# EXERCISE AIM
Repeat the listing exactly as given, omitting every image.

# AVAILABLE DATA
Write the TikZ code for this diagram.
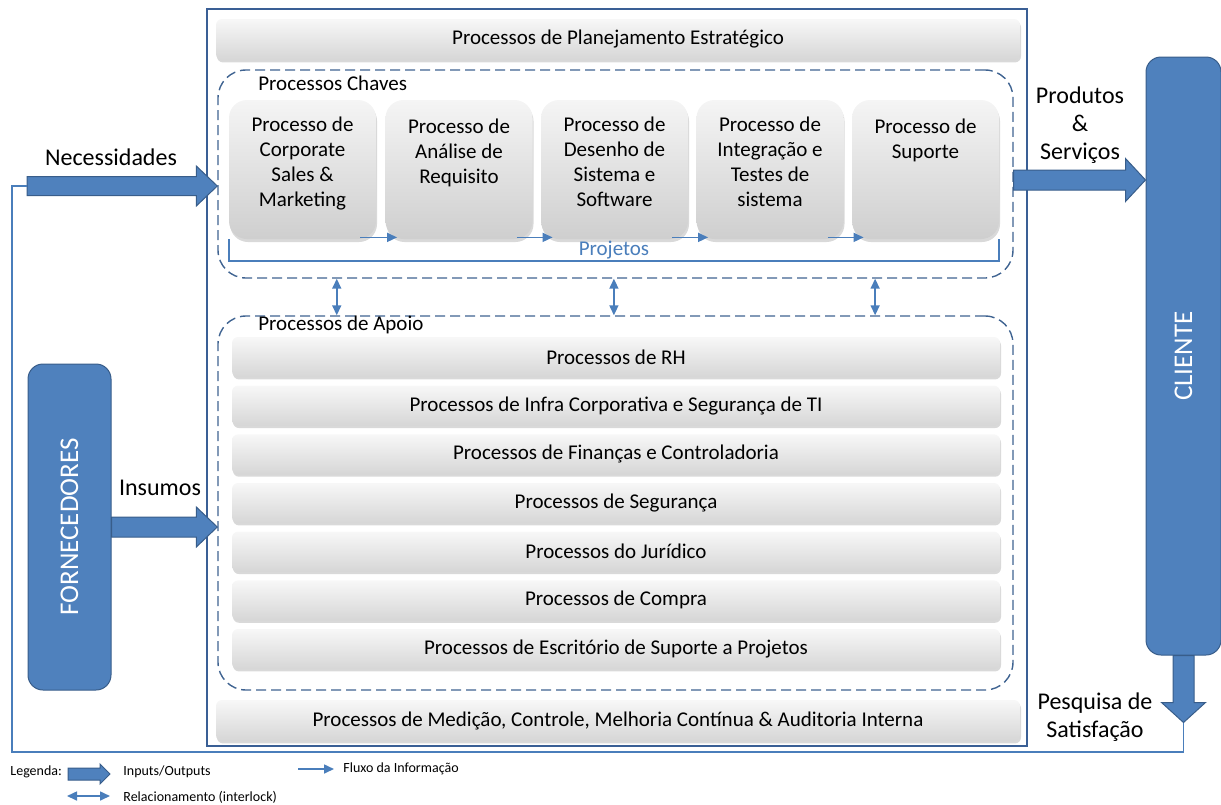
\documentclass[tikz,border=0pt]{standalone}
\usepackage{fontspec}
\setmainfont{Carlito}
\usetikzlibrary{arrows.meta,calc,shadows}

\definecolor{boxblue}{HTML}{4F81BD}
\definecolor{edgeblue}{HTML}{385D8A}
\definecolor{lineblue}{HTML}{4A7EBB}
\definecolor{dashblue}{HTML}{3F6391}
\definecolor{frameblue}{HTML}{3A5F95}

% fat block arrow pointing right: start, tip, half shaft, half head, head length
\newcommand{\bigarrowright}[5]{%
  \path[fatarrow] let \p1=#1, \p2=#2 in
    (\x1,\y1+#3) -- (\x2-#5,\y1+#3) -- (\x2-#5,\y1+#4) -- (\x2,\y1)
    -- (\x2-#5,\y1-#4) -- (\x2-#5,\y1-#3) -- (\x1,\y1-#3) -- cycle;}

\begin{document}
\begin{tikzpicture}[
    x=0.5pt, y=-0.5pt, % pixel grid of the slide
    >={Triangle[length=5pt,width=4.5pt]}, % arrow head style
    font=\fontsize{10.5}{12.5}\selectfont,
    fatarrow/.style={fill=boxblue, draw=edgeblue, line width=0.5pt},
    actor/.style={fill=boxblue, draw=edgeblue, line width=0.5pt,
        rounded corners=7.5pt, text=white, font=\fontsize{13.5}{15}\selectfont},
    group/.style={draw=dashblue, line width=0.7pt,
        dash pattern=on 5pt off 2.5pt, rounded corners=14pt},
    keybox/.style={rounded corners=9pt, top color=gray!8, bottom color=gray!38,
        minimum width=73.5pt, minimum height=69.5pt,
        drop shadow={shadow xshift=0.5pt, shadow yshift=-1.5pt, opacity=0.3}},
    procbar/.style={rounded corners=3pt, top color=gray!6, bottom color=gray!32,
        minimum height=20pt,
        drop shadow={shadow xshift=0.5pt, shadow yshift=-1.2pt, opacity=0.3}},
    flow/.style={lineblue, line width=0.8pt, ->},
    interlock/.style={lineblue, line width=0.8pt, <->},
    outlabel/.style={font=\fontsize{12}{14}\selectfont, align=center},
    legendtext/.style={font=\fontsize{7}{8}\selectfont, inner sep=1pt, anchor=west}
  ]
\useasboundingbox (0,0) rectangle (1221,804);

% organisation frame and process groups
\node[draw=frameblue, line width=0.8pt, minimum width=410pt, minimum height=368.5pt] (org) at (617,377.5) {};
\node[group, minimum width=397.5pt, minimum height=104pt] (chaves) at (615.5,174) {};
\node[group, minimum width=397.5pt, minimum height=187pt] (apoio) at (615.5,503) {};
\node[anchor=west] (chavesLbl) at ([xshift=17pt,yshift=-7pt]chaves.north west) {Processos Chaves};
\node[anchor=west] (apoioLbl) at ([xshift=17pt,yshift=-5pt]apoio.north west) {Processos de Apoio};

\node[procbar, minimum width=402pt, minimum height=20.5pt] (plan) at (618,39.5) {Processos de Planejamento Estratégico};
\node[procbar, minimum width=402pt, minimum height=20.5pt] (medicao) at (618,720.5) {Processos de Medição, Controle, Melhoria Contínua \& Auditoria Interna};

% key processes
\node[keybox, label={[anchor=north, yshift=-5pt, align=center]north:{Processo de\\Corporate\\Sales \&\\Marketing}}] (k1) at (302.5,169.5) {};
\node[keybox, label={[anchor=north, yshift=-6pt, align=center]north:{Processo de\\Análise de\\Requisito}}] (k2) at (459,169.5) {};
\node[keybox, label={[anchor=north, yshift=-5pt, align=center]north:{Processo de\\Desenho de\\Sistema e\\Software}}] (k3) at (614.5,169.5) {};
\node[keybox, label={[anchor=north, yshift=-5pt, align=center]north:{Processo de\\Integração e\\Testes de\\sistema}}] (k4) at (770,169.5) {};
\node[keybox, label={[anchor=north, yshift=-6pt, align=center]north:{Processo de\\Suporte}}] (k5) at (925.5,169.5) {};

\foreach \a/\b in {k1/k2,k2/k3,k3/k4,k4/k5}
  \draw[flow] ([xshift=-8pt,yshift=1pt]\a.south east) -- ([xshift=6pt,yshift=1pt]\b.south west);

\draw[lineblue, line width=1pt] (k1.south west) -- ++(0,22) coordinate (projL)
  -- (projL -| k5.south east) node[midway, above=-2.5pt, text=lineblue] (projLbl) {Projetos}
  -- (k5.south east);

% support processes
\foreach \txt [count=\i from 0] in {Processos de RH,
    Processos de Infra Corporativa e Segurança de TI,
    Processos de Finanças e Controladoria,
    Processos de Segurança,
    Processos do Jurídico,
    Processos de Compra,
    Processos de Escritório de Suporte a Projetos}
  \node[procbar, minimum width=384pt] (sup\i) at (616,{357+48.67*\i}) {\txt};

% interlock between key and support processes
\foreach \f in {0.15,0.498,0.826}
  \draw[interlock] ($(chaves.south west)!\f!(chaves.south east)$) coordinate (il)
    -- (il |- apoio.north);

% suppliers and client
\node[actor, minimum width=41.5pt, minimum height=163pt] (forn) at (69.5,527) {\rotatebox{90}{FORNECEDORES}};
\node[actor, minimum width=37.5pt, minimum height=299pt] (cliente) at (1183.5,356) {\rotatebox{90}{CLIENTE}};

\coordinate (needsIn) at (27,186);
\coordinate (prodOut) at ([yshift=-3pt]chaves.east);
\coordinate (satTip) at ([yshift=-33.5pt]cliente.south);
\coordinate (loopCorner) at (12,752);

\bigarrowright{(needsIn)}{(chaves.west |- needsIn)}{4.75pt}{10pt}{10.5pt}
\bigarrowright{(forn.east)}{(apoio.west |- forn.east)}{5pt}{10pt}{10.5pt}
\bigarrowright{(prodOut)}{(cliente.west |- prodOut)}{5pt}{10.75pt}{10pt}
\path[fatarrow] let \p1=(cliente.south), \p2=(satTip) in
  (\x1-5.25pt,\y1) -- (\x1-5.25pt,\y2+10pt) -- (\x1-11pt,\y2+10pt) -- (\x1,\y2)
  -- (\x1+11pt,\y2+10pt) -- (\x1+5.25pt,\y2+10pt) -- (\x1+5.25pt,\y1) -- cycle;

% feedback loop from client to needs
\draw[lineblue, line width=0.7pt] (satTip) -- (satTip |- loopCorner) -- (loopCorner)
  -- (loopCorner |- needsIn) -- (needsIn);

\node[outlabel] (needsLbl) at (111,157) {Necessidades};
\node[outlabel] (insLbl) at (160,488) {Insumos};
\node[outlabel] (prodLbl) at (1080,125) {Produtos\\\&\\Serviços};
\node[outlabel] (satLbl) at (1095,717) {Pesquisa de\\Satisfação};

% legend
\node[legendtext] (legLbl) at (8,772) {Legenda:};
\coordinate (legIO1) at (68,774);
\coordinate (legIO2) at (110,774);
\bigarrowright{(legIO1)}{(legIO2)}{3pt}{5pt}{5pt}
\node[legendtext] (legIO) at (121,772) {Inputs/Outputs};
\coordinate (legRel1) at (67,796);
\coordinate (legRel2) at (110,796);
\draw[interlock] (legRel1) -- (legRel2);
\node[legendtext] (legRel) at (121,797) {Relacionamento (interlock)};
\coordinate (legFlow1) at (298,769);
\coordinate (legFlow2) at (334,769);
\draw[flow] (legFlow1) -- (legFlow2);
\node[legendtext] (legFlow) at (341,769) {Fluxo da Informação};
\end{tikzpicture}
\end{document}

# SOLUTION TO THE PROBLEM
Write the TikZ code for this diagram.
\documentclass[tikz,border=0pt]{standalone}
\usepackage{fontspec}
\setmainfont{Carlito}
\usetikzlibrary{arrows.meta,calc,shadows}

\definecolor{boxblue}{HTML}{4F81BD}
\definecolor{edgeblue}{HTML}{385D8A}
\definecolor{lineblue}{HTML}{4A7EBB}
\definecolor{dashblue}{HTML}{3F6391}
\definecolor{frameblue}{HTML}{3A5F95}

% fat block arrow pointing right: start, tip, half shaft, half head, head length
\newcommand{\bigarrowright}[5]{%
  \path[fatarrow] let \p1=#1, \p2=#2 in
    (\x1,\y1+#3) -- (\x2-#5,\y1+#3) -- (\x2-#5,\y1+#4) -- (\x2,\y1)
    -- (\x2-#5,\y1-#4) -- (\x2-#5,\y1-#3) -- (\x1,\y1-#3) -- cycle;}

\begin{document}
\begin{tikzpicture}[
    x=0.5pt, y=-0.5pt, % pixel grid of the slide
    >={Triangle[length=5pt,width=4.5pt]}, % arrow head style
    font=\fontsize{10.5}{12.5}\selectfont,
    fatarrow/.style={fill=boxblue, draw=edgeblue, line width=0.5pt},
    actor/.style={fill=boxblue, draw=edgeblue, line width=0.5pt,
        rounded corners=7.5pt, text=white, font=\fontsize{13.5}{15}\selectfont},
    group/.style={draw=dashblue, line width=0.7pt,
        dash pattern=on 5pt off 2.5pt, rounded corners=14pt},
    keybox/.style={rounded corners=9pt, top color=gray!8, bottom color=gray!38,
        minimum width=73.5pt, minimum height=69.5pt,
        drop shadow={shadow xshift=0.5pt, shadow yshift=-1.5pt, opacity=0.3}},
    procbar/.style={rounded corners=3pt, top color=gray!6, bottom color=gray!32,
        minimum height=20pt,
        drop shadow={shadow xshift=0.5pt, shadow yshift=-1.2pt, opacity=0.3}},
    flow/.style={lineblue, line width=0.8pt, ->},
    interlock/.style={lineblue, line width=0.8pt, <->},
    outlabel/.style={font=\fontsize{12}{14}\selectfont, align=center},
    legendtext/.style={font=\fontsize{7}{8}\selectfont, inner sep=1pt, anchor=west}
  ]
\useasboundingbox (0,0) rectangle (1221,804);

% organisation frame and process groups
\node[draw=frameblue, line width=0.8pt, minimum width=410pt, minimum height=368.5pt] (org) at (617,377.5) {};
\node[group, minimum width=397.5pt, minimum height=104pt] (chaves) at (615.5,174) {};
\node[group, minimum width=397.5pt, minimum height=187pt] (apoio) at (615.5,503) {};
\node[anchor=west] (chavesLbl) at ([xshift=17pt,yshift=-7pt]chaves.north west) {Processos Chaves};
\node[anchor=west] (apoioLbl) at ([xshift=17pt,yshift=-5pt]apoio.north west) {Processos de Apoio};

\node[procbar, minimum width=402pt, minimum height=20.5pt] (plan) at (618,39.5) {Processos de Planejamento Estratégico};
\node[procbar, minimum width=402pt, minimum height=20.5pt] (medicao) at (618,720.5) {Processos de Medição, Controle, Melhoria Contínua \& Auditoria Interna};

% key processes
\node[keybox, label={[anchor=north, yshift=-5pt, align=center]north:{Processo de\\Corporate\\Sales \&\\Marketing}}] (k1) at (302.5,169.5) {};
\node[keybox, label={[anchor=north, yshift=-6pt, align=center]north:{Processo de\\Análise de\\Requisito}}] (k2) at (459,169.5) {};
\node[keybox, label={[anchor=north, yshift=-5pt, align=center]north:{Processo de\\Desenho de\\Sistema e\\Software}}] (k3) at (614.5,169.5) {};
\node[keybox, label={[anchor=north, yshift=-5pt, align=center]north:{Processo de\\Integração e\\Testes de\\sistema}}] (k4) at (770,169.5) {};
\node[keybox, label={[anchor=north, yshift=-6pt, align=center]north:{Processo de\\Suporte}}] (k5) at (925.5,169.5) {};

\foreach \a/\b in {k1/k2,k2/k3,k3/k4,k4/k5}
  \draw[flow] ([xshift=-8pt,yshift=1pt]\a.south east) -- ([xshift=6pt,yshift=1pt]\b.south west);

\draw[lineblue, line width=1pt] (k1.south west) -- ++(0,22) coordinate (projL)
  -- (projL -| k5.south east) node[midway, above=-2.5pt, text=lineblue] (projLbl) {Projetos}
  -- (k5.south east);

% support processes
\foreach \txt [count=\i from 0] in {Processos de RH,
    Processos de Infra Corporativa e Segurança de TI,
    Processos de Finanças e Controladoria,
    Processos de Segurança,
    Processos do Jurídico,
    Processos de Compra,
    Processos de Escritório de Suporte a Projetos}
  \node[procbar, minimum width=384pt] (sup\i) at (616,{357+48.67*\i}) {\txt};

% interlock between key and support processes
\foreach \f in {0.15,0.498,0.826}
  \draw[interlock] ($(chaves.south west)!\f!(chaves.south east)$) coordinate (il)
    -- (il |- apoio.north);

% suppliers and client
\node[actor, minimum width=41.5pt, minimum height=163pt] (forn) at (69.5,527) {\rotatebox{90}{FORNECEDORES}};
\node[actor, minimum width=37.5pt, minimum height=299pt] (cliente) at (1183.5,356) {\rotatebox{90}{CLIENTE}};

\coordinate (needsIn) at (27,186);
\coordinate (prodOut) at ([yshift=-3pt]chaves.east);
\coordinate (satTip) at ([yshift=-33.5pt]cliente.south);
\coordinate (loopCorner) at (12,752);

\bigarrowright{(needsIn)}{(chaves.west |- needsIn)}{4.75pt}{10pt}{10.5pt}
\bigarrowright{(forn.east)}{(apoio.west |- forn.east)}{5pt}{10pt}{10.5pt}
\bigarrowright{(prodOut)}{(cliente.west |- prodOut)}{5pt}{10.75pt}{10pt}
\path[fatarrow] let \p1=(cliente.south), \p2=(satTip) in
  (\x1-5.25pt,\y1) -- (\x1-5.25pt,\y2+10pt) -- (\x1-11pt,\y2+10pt) -- (\x1,\y2)
  -- (\x1+11pt,\y2+10pt) -- (\x1+5.25pt,\y2+10pt) -- (\x1+5.25pt,\y1) -- cycle;

% feedback loop from client to needs
\draw[lineblue, line width=0.7pt] (satTip) -- (satTip |- loopCorner) -- (loopCorner)
  -- (loopCorner |- needsIn) -- (needsIn);

\node[outlabel] (needsLbl) at (111,157) {Necessidades};
\node[outlabel] (insLbl) at (160,488) {Insumos};
\node[outlabel] (prodLbl) at (1080,125) {Produtos\\\&\\Serviços};
\node[outlabel] (satLbl) at (1095,717) {Pesquisa de\\Satisfação};

% legend
\node[legendtext] (legLbl) at (8,772) {Legenda:};
\coordinate (legIO1) at (68,774);
\coordinate (legIO2) at (110,774);
\bigarrowright{(legIO1)}{(legIO2)}{3pt}{5pt}{5pt}
\node[legendtext] (legIO) at (121,772) {Inputs/Outputs};
\coordinate (legRel1) at (67,796);
\coordinate (legRel2) at (110,796);
\draw[interlock] (legRel1) -- (legRel2);
\node[legendtext] (legRel) at (121,797) {Relacionamento (interlock)};
\coordinate (legFlow1) at (298,769);
\coordinate (legFlow2) at (334,769);
\draw[flow] (legFlow1) -- (legFlow2);
\node[legendtext] (legFlow) at (341,769) {Fluxo da Informação};
\end{tikzpicture}
\end{document}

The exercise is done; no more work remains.